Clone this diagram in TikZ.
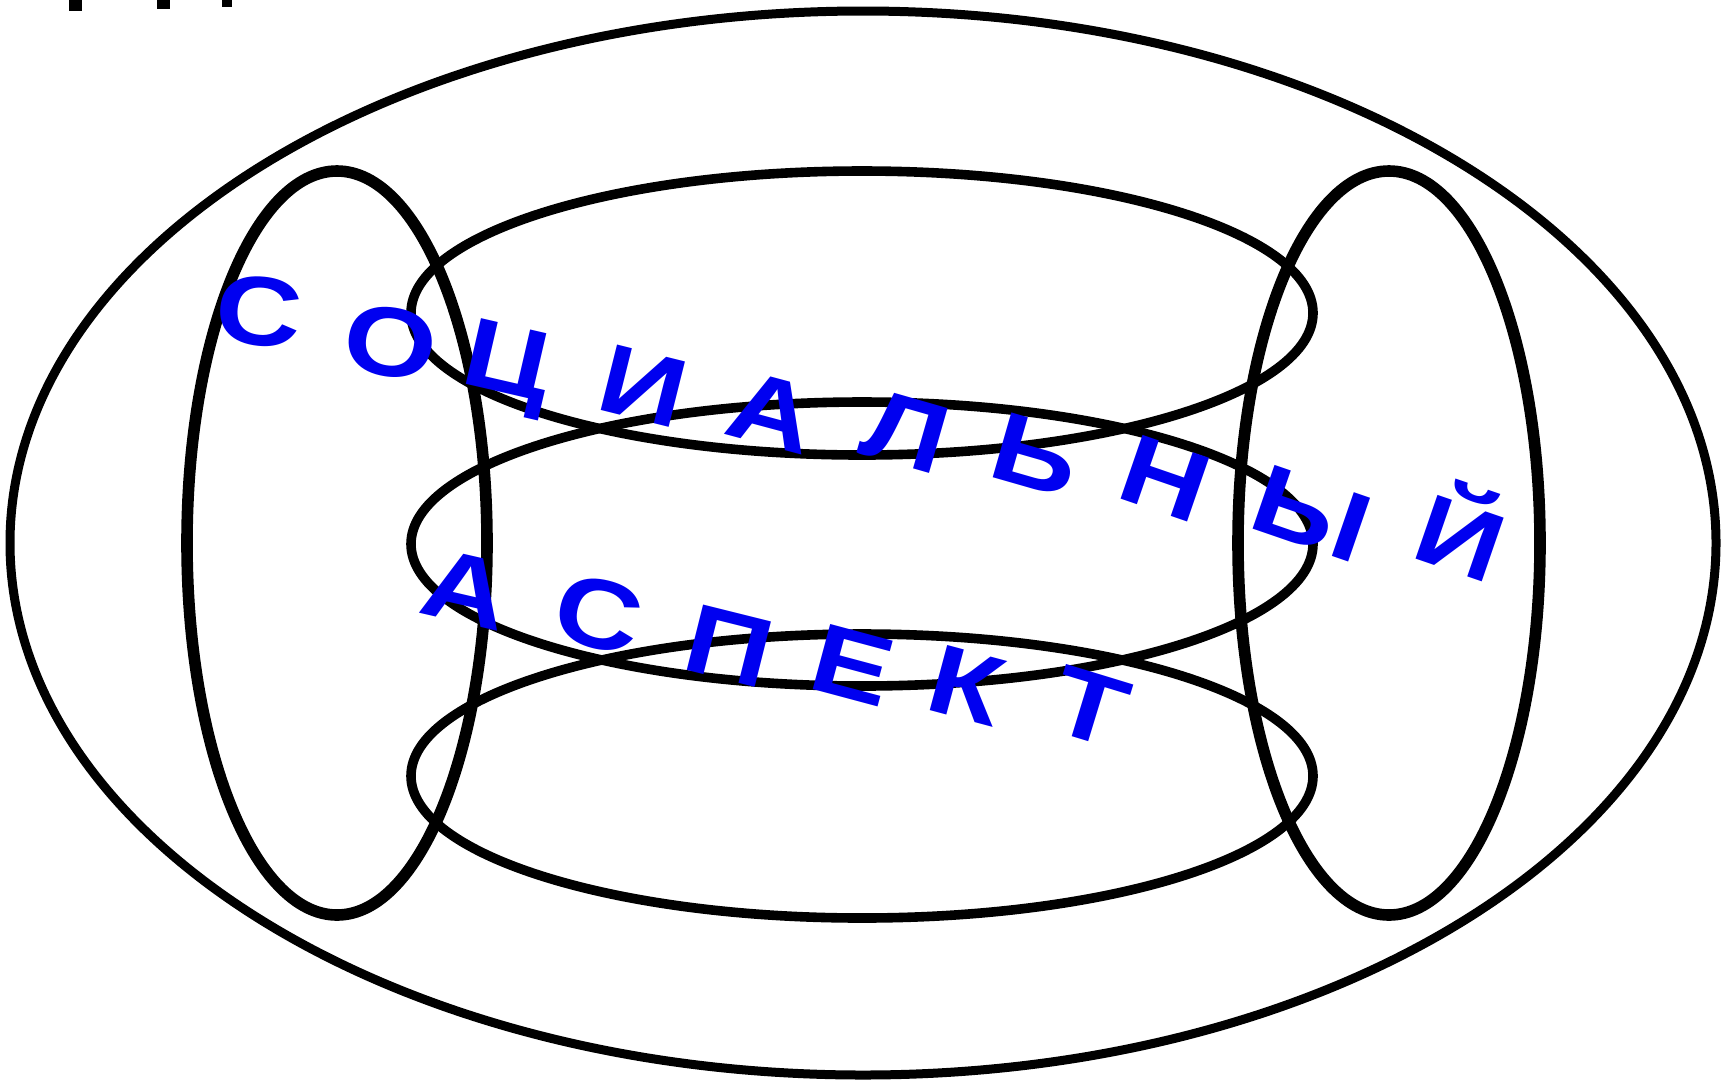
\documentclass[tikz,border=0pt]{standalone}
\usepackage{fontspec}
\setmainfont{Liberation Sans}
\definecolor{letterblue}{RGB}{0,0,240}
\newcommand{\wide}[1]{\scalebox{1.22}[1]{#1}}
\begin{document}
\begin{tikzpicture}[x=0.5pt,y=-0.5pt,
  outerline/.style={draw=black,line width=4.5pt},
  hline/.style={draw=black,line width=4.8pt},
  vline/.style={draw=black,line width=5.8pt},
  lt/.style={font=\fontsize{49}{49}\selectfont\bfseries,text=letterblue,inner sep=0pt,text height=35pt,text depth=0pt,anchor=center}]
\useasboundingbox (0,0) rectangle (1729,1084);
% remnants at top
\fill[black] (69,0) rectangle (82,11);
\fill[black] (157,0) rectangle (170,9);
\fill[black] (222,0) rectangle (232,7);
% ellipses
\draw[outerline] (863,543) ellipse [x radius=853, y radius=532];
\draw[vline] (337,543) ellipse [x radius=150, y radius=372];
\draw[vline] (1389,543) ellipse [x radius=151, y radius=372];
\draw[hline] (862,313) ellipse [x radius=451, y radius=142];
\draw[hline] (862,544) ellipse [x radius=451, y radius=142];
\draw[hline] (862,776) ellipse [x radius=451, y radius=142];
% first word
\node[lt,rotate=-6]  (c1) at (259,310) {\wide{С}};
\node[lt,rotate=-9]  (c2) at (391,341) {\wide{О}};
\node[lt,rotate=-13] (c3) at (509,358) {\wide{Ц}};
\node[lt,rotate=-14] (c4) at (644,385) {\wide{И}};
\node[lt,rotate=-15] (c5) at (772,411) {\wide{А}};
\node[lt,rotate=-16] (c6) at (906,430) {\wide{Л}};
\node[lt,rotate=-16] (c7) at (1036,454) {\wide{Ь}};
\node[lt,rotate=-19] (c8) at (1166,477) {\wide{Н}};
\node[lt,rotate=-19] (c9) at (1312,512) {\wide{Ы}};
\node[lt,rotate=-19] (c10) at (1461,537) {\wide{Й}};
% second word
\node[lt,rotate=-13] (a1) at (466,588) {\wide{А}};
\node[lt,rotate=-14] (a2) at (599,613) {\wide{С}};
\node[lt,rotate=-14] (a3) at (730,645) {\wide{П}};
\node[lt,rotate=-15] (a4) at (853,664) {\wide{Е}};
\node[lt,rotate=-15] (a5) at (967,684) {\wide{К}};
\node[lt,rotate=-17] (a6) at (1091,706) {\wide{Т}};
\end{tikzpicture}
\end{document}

|---|

_Stated task_
Restate the whole listing above exactly, please, omitting every image.

_Reply to the exercise_
Clone this diagram in TikZ.
\documentclass[tikz,border=0pt]{standalone}
\usepackage{fontspec}
\setmainfont{Liberation Sans}
\definecolor{letterblue}{RGB}{0,0,240}
\newcommand{\wide}[1]{\scalebox{1.22}[1]{#1}}
\begin{document}
\begin{tikzpicture}[x=0.5pt,y=-0.5pt,
  outerline/.style={draw=black,line width=4.5pt},
  hline/.style={draw=black,line width=4.8pt},
  vline/.style={draw=black,line width=5.8pt},
  lt/.style={font=\fontsize{49}{49}\selectfont\bfseries,text=letterblue,inner sep=0pt,text height=35pt,text depth=0pt,anchor=center}]
\useasboundingbox (0,0) rectangle (1729,1084);
% remnants at top
\fill[black] (69,0) rectangle (82,11);
\fill[black] (157,0) rectangle (170,9);
\fill[black] (222,0) rectangle (232,7);
% ellipses
\draw[outerline] (863,543) ellipse [x radius=853, y radius=532];
\draw[vline] (337,543) ellipse [x radius=150, y radius=372];
\draw[vline] (1389,543) ellipse [x radius=151, y radius=372];
\draw[hline] (862,313) ellipse [x radius=451, y radius=142];
\draw[hline] (862,544) ellipse [x radius=451, y radius=142];
\draw[hline] (862,776) ellipse [x radius=451, y radius=142];
% first word
\node[lt,rotate=-6]  (c1) at (259,310) {\wide{С}};
\node[lt,rotate=-9]  (c2) at (391,341) {\wide{О}};
\node[lt,rotate=-13] (c3) at (509,358) {\wide{Ц}};
\node[lt,rotate=-14] (c4) at (644,385) {\wide{И}};
\node[lt,rotate=-15] (c5) at (772,411) {\wide{А}};
\node[lt,rotate=-16] (c6) at (906,430) {\wide{Л}};
\node[lt,rotate=-16] (c7) at (1036,454) {\wide{Ь}};
\node[lt,rotate=-19] (c8) at (1166,477) {\wide{Н}};
\node[lt,rotate=-19] (c9) at (1312,512) {\wide{Ы}};
\node[lt,rotate=-19] (c10) at (1461,537) {\wide{Й}};
% second word
\node[lt,rotate=-13] (a1) at (466,588) {\wide{А}};
\node[lt,rotate=-14] (a2) at (599,613) {\wide{С}};
\node[lt,rotate=-14] (a3) at (730,645) {\wide{П}};
\node[lt,rotate=-15] (a4) at (853,664) {\wide{Е}};
\node[lt,rotate=-15] (a5) at (967,684) {\wide{К}};
\node[lt,rotate=-17] (a6) at (1091,706) {\wide{Т}};
\end{tikzpicture}
\end{document}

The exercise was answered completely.